Data extract:
* * * * *

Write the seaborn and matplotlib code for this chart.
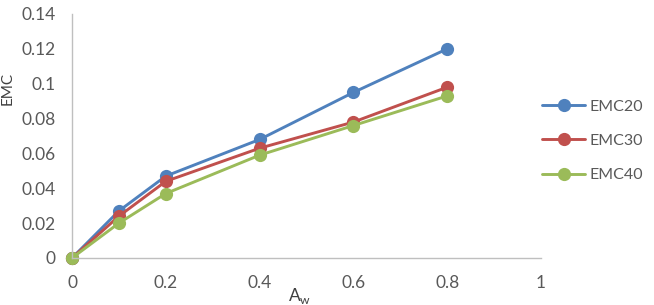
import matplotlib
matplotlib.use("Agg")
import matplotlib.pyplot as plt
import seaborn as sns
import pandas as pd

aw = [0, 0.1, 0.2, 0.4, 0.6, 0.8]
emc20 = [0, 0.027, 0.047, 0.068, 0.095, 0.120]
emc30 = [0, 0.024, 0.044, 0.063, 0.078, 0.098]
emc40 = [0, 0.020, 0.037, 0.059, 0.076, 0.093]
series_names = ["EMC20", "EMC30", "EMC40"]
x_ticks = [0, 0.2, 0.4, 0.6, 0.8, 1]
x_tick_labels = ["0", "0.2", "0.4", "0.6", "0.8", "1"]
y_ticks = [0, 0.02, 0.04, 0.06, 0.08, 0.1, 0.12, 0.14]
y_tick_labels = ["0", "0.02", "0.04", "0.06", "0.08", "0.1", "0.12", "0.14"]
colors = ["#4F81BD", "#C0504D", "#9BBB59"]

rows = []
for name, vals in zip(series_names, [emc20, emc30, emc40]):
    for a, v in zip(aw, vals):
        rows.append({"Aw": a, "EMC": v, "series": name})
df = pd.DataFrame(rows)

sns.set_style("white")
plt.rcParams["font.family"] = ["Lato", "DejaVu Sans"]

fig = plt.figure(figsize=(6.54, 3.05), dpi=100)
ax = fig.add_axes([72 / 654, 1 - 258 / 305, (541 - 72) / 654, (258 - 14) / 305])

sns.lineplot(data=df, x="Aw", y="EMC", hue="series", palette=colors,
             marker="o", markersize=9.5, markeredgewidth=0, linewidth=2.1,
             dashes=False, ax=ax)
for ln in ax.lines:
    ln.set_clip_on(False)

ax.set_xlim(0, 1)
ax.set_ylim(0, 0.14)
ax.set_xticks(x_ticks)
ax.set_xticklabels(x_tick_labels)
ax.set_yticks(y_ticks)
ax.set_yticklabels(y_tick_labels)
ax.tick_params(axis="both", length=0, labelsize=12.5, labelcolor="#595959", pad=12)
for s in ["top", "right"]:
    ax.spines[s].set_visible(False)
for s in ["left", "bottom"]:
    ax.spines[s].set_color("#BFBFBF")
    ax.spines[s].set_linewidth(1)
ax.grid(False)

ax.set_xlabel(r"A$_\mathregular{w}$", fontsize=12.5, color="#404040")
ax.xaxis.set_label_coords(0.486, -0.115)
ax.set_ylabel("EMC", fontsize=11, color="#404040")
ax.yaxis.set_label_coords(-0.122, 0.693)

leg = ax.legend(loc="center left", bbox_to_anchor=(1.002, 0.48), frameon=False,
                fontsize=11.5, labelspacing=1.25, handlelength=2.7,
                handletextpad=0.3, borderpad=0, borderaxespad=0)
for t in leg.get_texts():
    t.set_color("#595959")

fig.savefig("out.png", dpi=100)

* * * * *

Write out each line again precisely as it appears, skipping every picture.

Solution for this exercise:
Write the seaborn and matplotlib code for this chart.
import matplotlib
matplotlib.use("Agg")
import matplotlib.pyplot as plt
import seaborn as sns
import pandas as pd

aw = [0, 0.1, 0.2, 0.4, 0.6, 0.8]
emc20 = [0, 0.027, 0.047, 0.068, 0.095, 0.120]
emc30 = [0, 0.024, 0.044, 0.063, 0.078, 0.098]
emc40 = [0, 0.020, 0.037, 0.059, 0.076, 0.093]
series_names = ["EMC20", "EMC30", "EMC40"]
x_ticks = [0, 0.2, 0.4, 0.6, 0.8, 1]
x_tick_labels = ["0", "0.2", "0.4", "0.6", "0.8", "1"]
y_ticks = [0, 0.02, 0.04, 0.06, 0.08, 0.1, 0.12, 0.14]
y_tick_labels = ["0", "0.02", "0.04", "0.06", "0.08", "0.1", "0.12", "0.14"]
colors = ["#4F81BD", "#C0504D", "#9BBB59"]

rows = []
for name, vals in zip(series_names, [emc20, emc30, emc40]):
    for a, v in zip(aw, vals):
        rows.append({"Aw": a, "EMC": v, "series": name})
df = pd.DataFrame(rows)

sns.set_style("white")
plt.rcParams["font.family"] = ["Lato", "DejaVu Sans"]

fig = plt.figure(figsize=(6.54, 3.05), dpi=100)
ax = fig.add_axes([72 / 654, 1 - 258 / 305, (541 - 72) / 654, (258 - 14) / 305])

sns.lineplot(data=df, x="Aw", y="EMC", hue="series", palette=colors,
             marker="o", markersize=9.5, markeredgewidth=0, linewidth=2.1,
             dashes=False, ax=ax)
for ln in ax.lines:
    ln.set_clip_on(False)

ax.set_xlim(0, 1)
ax.set_ylim(0, 0.14)
ax.set_xticks(x_ticks)
ax.set_xticklabels(x_tick_labels)
ax.set_yticks(y_ticks)
ax.set_yticklabels(y_tick_labels)
ax.tick_params(axis="both", length=0, labelsize=12.5, labelcolor="#595959", pad=12)
for s in ["top", "right"]:
    ax.spines[s].set_visible(False)
for s in ["left", "bottom"]:
    ax.spines[s].set_color("#BFBFBF")
    ax.spines[s].set_linewidth(1)
ax.grid(False)

ax.set_xlabel(r"A$_\mathregular{w}$", fontsize=12.5, color="#404040")
ax.xaxis.set_label_coords(0.486, -0.115)
ax.set_ylabel("EMC", fontsize=11, color="#404040")
ax.yaxis.set_label_coords(-0.122, 0.693)

leg = ax.legend(loc="center left", bbox_to_anchor=(1.002, 0.48), frameon=False,
                fontsize=11.5, labelspacing=1.25, handlelength=2.7,
                handletextpad=0.3, borderpad=0, borderaxespad=0)
for t in leg.get_texts():
    t.set_color("#595959")

fig.savefig("out.png", dpi=100)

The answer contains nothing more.